## Task requirements
Include the line containing "import pandas as pd" and all lines before it, repeated exactly from the listing below, without pictures.

▬▬▬▬▬▬

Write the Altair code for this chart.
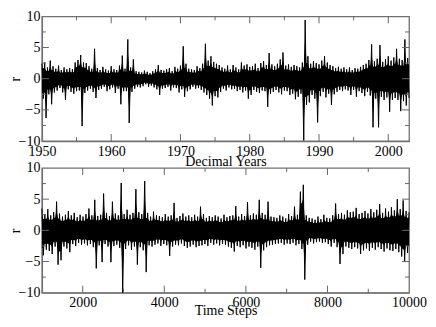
import altair as alt
import pandas as pd

# ---- top panel: r versus decimal years (sampled every 0.2 yr from 1950) ----
year_start = 1950.0
year_step = 0.2
r_years = [
    2.4, -3.2, 2.6, -6.3, 1.8, -2.5, 2.9, -4.1, 2.0, -2.2,
    1.6, -1.9, 2.1, -1.5, 1.4, -2.2, 1.8, -3.4, 1.5, -1.7,
    1.7, -2.1, 1.5, -2.4, 2.6, -2.0, 3.0, -1.9, 3.8, -7.6,
    2.6, -2.3, 2.5, -1.9, 2.0, -1.6, 1.6, -2.1, 4.8, -3.1,
    1.7, -1.8, 1.4, -1.6, 1.9, -1.3, 1.5, -2.0, 1.3, -1.7,
    2.0, -1.4, 1.5, -2.3, 1.4, -1.6, 2.1, -4.1, 3.7, -2.0,
    1.6, -2.0, 6.3, -7.1, 1.8, -2.1, 3.1, -1.6, 1.2, -1.3,
    1.1, -1.4, 1.0, -1.2, 1.3, -0.9, 1.1, -1.3, 0.9, -1.1,
    1.2, -1.4, 1.5, -1.7, 2.2, -2.6, 1.4, -1.6, 1.3, -1.5,
    1.5, -1.3, 1.7, -1.9, 1.2, -1.4, 1.9, -1.5, 1.6, -2.2,
    2.1, -1.7, 5.2, -2.9, 2.4, -2.0, 1.6, -1.7, 1.5, -1.3,
    1.4, -1.6, 2.0, -1.5, 1.7, -1.8, 2.4, -2.2, 5.6, -2.6,
    2.9, -3.2, 3.6, -4.3, 2.7, -2.8, 2.4, -3.0, 2.2, -2.1,
    1.8, -1.6, 1.6, -1.9, 2.1, -1.4, 1.5, -1.7, 2.2, -1.6,
    1.8, -2.0, 1.5, -1.8, 2.6, -2.2, 2.1, -1.9, 2.3, -3.2,
    1.9, -2.6, 2.0, -1.8, 2.4, -2.1, 1.7, -2.3, 2.5, -1.9,
    2.8, -2.0, 2.2, -4.5, 4.1, -2.4, 2.3, -2.1, 2.0, -1.8,
    2.4, -2.2, 3.1, -2.5, 4.2, -1.9, 2.1, -2.0, 2.3, -2.6,
    1.9, -2.4, 2.2, -3.3, 2.0, -2.9, 1.8, -2.4, 2.6, -9.9,
    9.4, -4.2, 3.6, -3.8, 2.4, -2.6, 2.8, -3.2, 2.5, -7.0,
    2.3, -2.8, 2.9, -2.1, 3.6, -3.0, 2.6, -2.4, 2.2, -4.2,
    2.0, -2.5, 1.7, -2.1, 1.9, -1.8, 1.6, -2.0, 1.8, -1.7,
    1.5, -1.9, 1.8, -2.6, 1.4, -1.8, 1.7, -2.9, 1.6, -2.0,
    1.9, -2.3, 2.2, -2.8, 2.4, -2.1, 3.0, -2.7, 5.5, -7.8,
    2.8, -3.2, 3.2, -7.8, 5.4, -2.9, 2.7, -3.4, 3.1, -3.0,
    3.6, -5.3, 2.9, -3.4, 3.4, -3.1, 4.8, -3.4, 3.2, -5.2,
    3.0, -3.6, 6.3, -4.3, 3.3, -3.1,
]

# ---- bottom panel: r versus time steps (sampled every 36 steps from 1000) ----
step_start = 1000
step_step = 36
r_steps = [
    3.5, -4.0, 2.6, -3.1, 3.4, -3.3, 2.4, -3.8, 2.9, -2.6,
    4.6, -5.5, 2.7, -4.8, 2.2, -2.6, 2.5, -2.9, 3.1, -3.5,
    2.4, -2.2, 2.8, -2.5, 2.1, -2.0, 2.5, -2.3, 2.2, -2.1,
    2.6, -2.4, 3.5, -2.2, 2.4, -2.7, 4.9, -6.1, 2.3, -2.4,
    2.5, -5.1, 5.9, -2.2, 2.8, -2.6, 2.3, -5.1, 4.6, -2.5,
    2.7, -2.3, 2.4, -2.8, 7.6, -10.0, 2.6, -3.0, 3.3, -2.4,
    2.5, -3.1, 2.8, -2.6, 6.6, -5.5, 2.9, -2.7, 2.6, -3.2,
    7.9, -6.7, 2.8, -2.4, 2.2, -2.6, 3.0, -2.3, 2.4, -2.1,
    2.3, -2.5, 2.1, -2.2, 2.6, -2.4, 2.2, -4.1, 2.4, -2.6,
    4.4, -2.3, 2.0, -2.4, 2.3, -2.1, 2.7, -2.5, 2.2, -2.8,
    2.4, -2.6, 2.1, -2.3, 2.5, -2.7, 2.2, -2.5, 3.8, -2.4,
    2.6, -2.2, 2.0, -2.5, 2.3, -2.0, 2.1, -2.3, 2.4, -2.1,
    2.2, -2.4, 1.9, -2.2, 2.5, -2.3, 2.1, -2.6, 2.3, -2.8,
    2.4, -3.4, 3.9, -2.5, 2.2, -2.7, 2.6, -2.4, 2.3, -2.9,
    4.5, -2.6, 2.4, -2.8, 2.7, -3.1, 2.5, -2.6, 4.9, -6.0,
    2.8, -3.2, 2.5, -2.7, 4.6, -2.4, 2.2, -2.3, 2.1, -2.2,
    2.0, -2.1, 2.4, -2.0, 2.2, -2.3, 1.9, -2.1, 2.6, -2.2,
    2.3, -2.0, 3.8, -2.4, 2.5, -2.2, 6.2, -3.0, 7.3, -7.9,
    2.4, -2.3, 2.0, -1.8, 1.9, -2.1, 1.7, -1.9, 2.2, -1.8,
    1.8, -2.0, 2.5, -1.9, 2.0, -2.2, 1.9, -2.6, 2.4, -2.0,
    4.3, -2.7, 2.6, -5.4, 2.8, -3.8, 2.5, -2.6, 3.2, -2.8,
    2.9, -3.0, 3.0, -2.7, 3.6, -2.9, 2.6, -3.8, 2.8, -3.2,
    3.1, -2.9, 2.7, -3.3, 3.4, -2.8, 2.9, -3.1, 3.3, -2.7,
    4.2, -3.0, 2.8, -3.4, 3.5, -2.9, 3.0, -3.2, 3.7, -3.3,
    3.2, -3.0, 5.0, -3.5, 3.4, -4.2, 4.8, -5.0, 3.1, -3.6,
    2.9,
]

# ---- axes: labels and tick positions ----
year_domain = [1950, 2003]
step_domain = [1000, 10000]
r_domain = [-10, 10]
year_labels = [1950, 1960, 1970, 1980, 1990, 2000]
step_labels = [2000, 4000, 6000, 8000, 10000]
r_labels = [-10, -5, 0, 5, 10]
year_major = [1960, 1970, 1980, 1990, 2000]
year_minor = [1955, 1965, 1975, 1985, 1995]
step_major = [2000, 4000, 6000, 8000]
step_minor = [3000, 5000, 7000, 9000]
r_major = [-5, 0, 5]
r_minor = [-7.5, -2.5, 2.5, 7.5]

W, H = 368, 125
TICK = "#666666"
FRAME = "#707070"
FONT = "Liberation Serif"
CORE = 0.7  # share of the smaller neighbouring swing drawn as the dense core


def build_table(t0, dt, vals):
    rows = []
    n = len(vals)
    for i, v in enumerate(vals):
        win = vals[max(0, i - 1):min(n, i + 2)]
        pos = [w for w in win if w > 0]
        neg = [w for w in win if w < 0]
        hi = CORE * min(pos) if pos else 0.0
        lo = CORE * max(neg) if neg else 0.0
        rows.append({"t": t0 + dt * i, "r": v, "hi": hi, "lo": lo})
    return pd.DataFrame(rows)


def panel(t0, dt, vals, xdom, xlabels, xmaj, xmin, xtitle, title_y):
    df = build_table(t0, dt, vals)
    xs = alt.Scale(domain=xdom, nice=False, zero=False)
    ys = alt.Scale(domain=r_domain, nice=False, zero=False)
    common = dict(ticks=False, grid=False, labelFlush=False, labelOverlap=False,
                  labelFont=FONT, labelFontSize=14, labelColor="black",
                  titleFont=FONT, titleFontSize=14, titleFontWeight="normal",
                  titleColor="black", domainColor=FRAME, domainWidth=1.3)
    xaxis = alt.Axis(values=xlabels, title=xtitle, labelPadding=3, format="d",
                     titleY=title_y, **common)
    yaxis = alt.Axis(values=r_labels, title="r", labelPadding=2,
                     titleX=-22, titleY=H / 2, titleAngle=270,
                     titleBaseline="alphabetic", titleAlign="center", **common)
    X = alt.X("t:Q", scale=xs, axis=xaxis)
    Y = alt.Y("r:Q", scale=ys, axis=yaxis)
    core = alt.Chart(df).mark_area(color="black", opacity=1).encode(
        x=X, y=alt.Y("hi:Q", scale=ys, axis=yaxis), y2="lo:Q")
    line = alt.Chart(df).mark_line(color="black", strokeWidth=1).encode(x=X, y=Y)

    def xt(vals_, y0, y1):
        return alt.Chart(pd.DataFrame({"t": vals_})).mark_rule(
            color=TICK, strokeWidth=1).encode(
            x=X, y=alt.value(y0), y2=alt.value(y1))

    def yt(vals_, x0, x1):
        return alt.Chart(pd.DataFrame({"r": vals_})).mark_rule(
            color=TICK, strokeWidth=1).encode(
            y=Y, x=alt.value(x0), x2=alt.value(x1))

    layers = [
        core, line,
        xt(xmaj, 0, 7), xt(xmaj, H, H - 7),
        xt(xmin, 0, 4), xt(xmin, H, H - 4),
        yt(r_major, 0, 7), yt(r_major, W, W - 7),
        yt(r_minor, 0, 4), yt(r_minor, W, W - 4),
    ]
    return alt.layer(*layers).properties(width=W, height=H)


top = panel(year_start, year_step, r_years, year_domain, year_labels,
            year_major, year_minor, "Decimal Years", 14)
bottom = panel(step_start, step_step, r_steps, step_domain, step_labels,
               step_major, step_minor, "Time Steps", 11)

chart = alt.vconcat(top, bottom, spacing=27, bounds="flush").properties(
    padding={"left": 0, "top": 0, "right": 0, "bottom": 0},
    background="white",
).configure_view(
    stroke=FRAME, strokeWidth=1.3
)

chart.save("out.html", embed_options={"renderer": "svg", "actions": False})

▬▬▬▬▬▬

## Completed exercise
Write the Altair code for this chart.
import altair as alt
import pandas as pd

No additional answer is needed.